The mother, Anna, (Isabelle Huppert) is turned away from the few homes she finds populated. "You really don't know what's going on?" asks one man. She doesn't, but he does not tell her. Some plague seems to have befallen the land -- presumably France, since that is the language spoken -- or perhaps the world. Perhaps the apocalypse has arrived? Occasional newscasts are heard, speaking of a shortage of supplies and warning to stay away from polluted water. Animals fall dead after drinking from streams, and their carcasses line the sides of the road.

The two children, Benny (Lucas Biscombe) and Eva (Anais Demoustier), react differently to their circumstance. Benny immediately shuts himself up; I don't believe he utters a single word throughout the entire film. Eva, who is on the edge of adolescence, turns her natural rebelliousness into a tough resilience. Anna does her best to fend for her children, but she eventually succumbs to fear and worry, and it's Eva who stoically maintains in her stead.

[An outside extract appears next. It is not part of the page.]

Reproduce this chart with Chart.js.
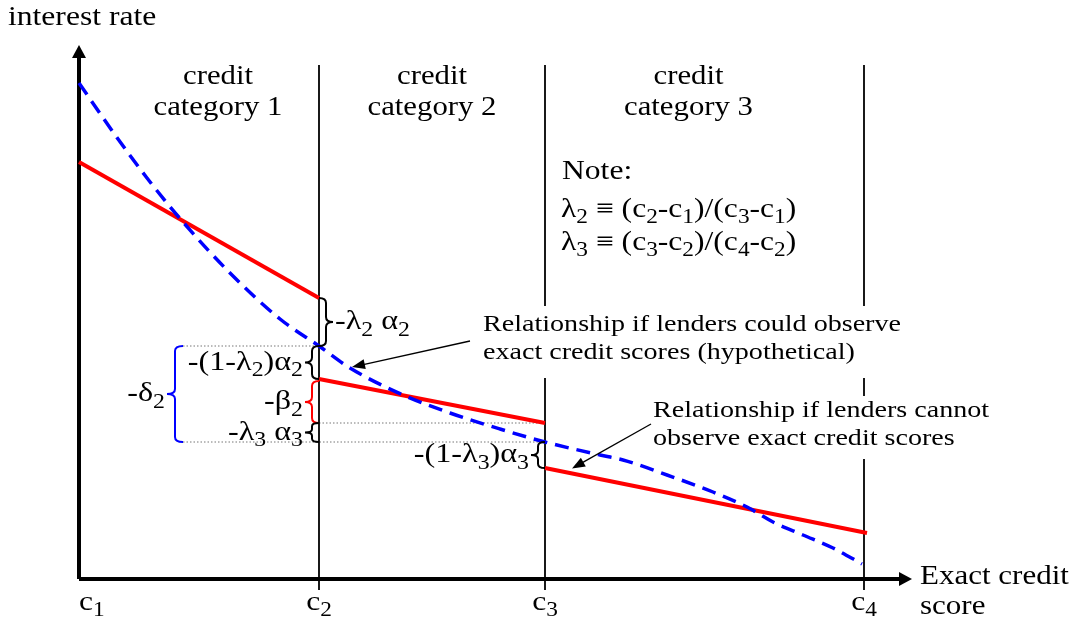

This occurs after the family has already found a handful of survivors huddled in a warehouse near the railroad; they await a train which, they hope, will take them somewhere else, some place unafflicted. One of the men has assumed a position of dominance in the group and uses it mostly for his own gain; then more people arrive, and eventually a gaggle of wayward souls has accumulated, all trying to extend their lives by a few more days.

They wait, and they wait; they run out of water, but a woman has a goat that can provide milk. One of the goats is stolen by a teenage boy living in the woods whom Eva has befriended. A man and his wife and children show up, and Anna recognizes him as the one who shot her husband. She has no proof, and so they're forced to coexist. A woman speaks cryptically of The Just, 36 men chosen by God whom she hopes will bring an end to this plague. An old man talks of the sights he's seen, including people throwing themselves onto bonfires in hopes of appeasing whatever deity has wrought such anger on them.

No answer ever comes, and this is no surprise, coming from director Michael Haneke (The Piano Teacher). Haneke specializes in the bleakest stories with ambiguous endings; his films are often incredibly difficult to sit through. He steers away from the graphic shocks this time, setting up instead a sense of dread that gradually eases up as the film progresses and the need for survival kicks in; his focus is not on what's happening but who it's happening to, and gradually our own need for an explanation disapates and we follow his gaze to the intermingling of these people, thrown together by fate.

Bad things do happen. Tempers flare, children die; Eva awakes one night to see a girl her age being raped. But a curious thing also happens, especially when one considers the films that Haneke has previously delivered: a sense of hope arises. These characters continue to strive; to put up with one another; to grieve and move on. The pacing of the film is often interminably slow, but wonderfully so; conflicts play out to their natural extent, and in them Haneke shows us a portrait of humanity that is sometimes terrible but pervasively beautiful. This is the work of someone who believes that there is an essential goodenss to people, and despite all the despair he evokes in these landscapes of death and flames, he shows us at the end a vision of simple, almost heartbreaking optimism and warmth.